Model Comparison

DocuScope spaCy Models: Full vs. Common Dictionary

Important

DocuScope CA runs on a model.
When “dictionaries” are referenced, they refer to the model training data.
The “Full Dictionary” model uses the complete set of DocuScope tags, while the “Common Dictionary” model uses a reduced, more general set.

Model Overview

Model Name	HuggingFace Link	Tagset	Description
Full Dictionary	en_docusco_spacy	Full DocuScope tagset	Most detailed, includes all original DocuScope categories.
Common Dictionary	en_docusco_spacy_cd	Common DocuScope tagset	Simplified, focuses on the most frequent and general categories.

Both models are trained on the CLAWS7 part-of-speech tagset.

Tagset Differences

Full Dictionary

Scope: Contains the entire set of DocuScope tags, as used in the original dictionary-lookup technology.
Categories: Includes fine-grained distinctions (e.g., Citation Authorized vs. Citation Hedged, Confidence High vs. Confidence Low), specialized academic moves, and nuanced rhetorical features.
Use Case: Best for detailed rhetorical, genre, or discourse analysis where subtle distinctions matter.

Common Dictionary

Scope: Uses a reduced set of the most common and broadly applicable DocuScope tags.
Categories: Focuses on general rhetorical and linguistic features, omitting some of the more specialized or rare categories.
Use Case: Ideal for general text analysis, classroom use, or when interpretability and simplicity are priorities.

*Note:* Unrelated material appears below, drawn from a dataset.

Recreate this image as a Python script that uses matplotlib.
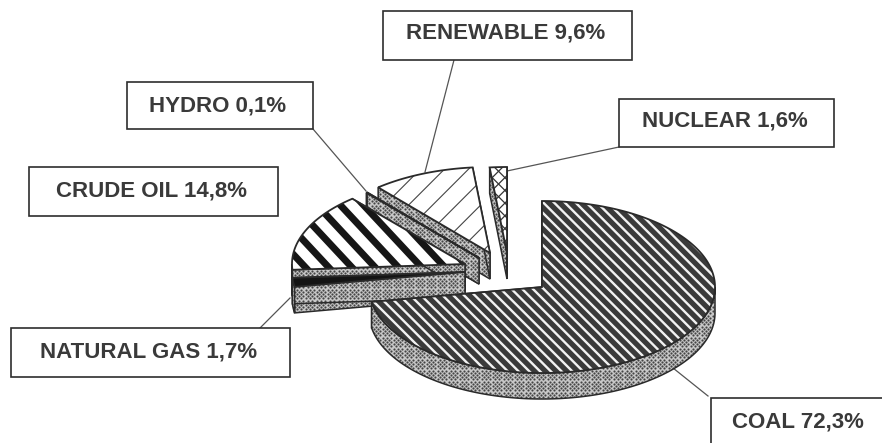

Why Choose One Over the Other?

Choose the Full Dictionary model if:

You need maximum detail and want to capture subtle rhetorical or genre distinctions.
Your research or teaching requires the full range of DocuScope categories.
You are analyzing academic, professional, or highly structured texts.

Choose the Common Dictionary model if:

You want a simpler, more interpretable output.
You are working with general texts or need results that are easier to explain to non-specialists.
You are doing exploratory analysis or classroom demonstrations.

Example: Tagset Comparison

Tag (Full)	Present in Common?	Description (abbreviated)
Academic Terms	✔️	Specialized terms
Citation Authorized	❌	(Merged into Citation)
Confidence High/Low	❌	(Generalized)
Metadiscourse Cohesive	✔️	Cohesive markers
Strategic	✔️	Strategy/goal language
Updates	❌	(Omitted)

The Common Dictionary omits or merges some specialized categories for clarity and ease of use.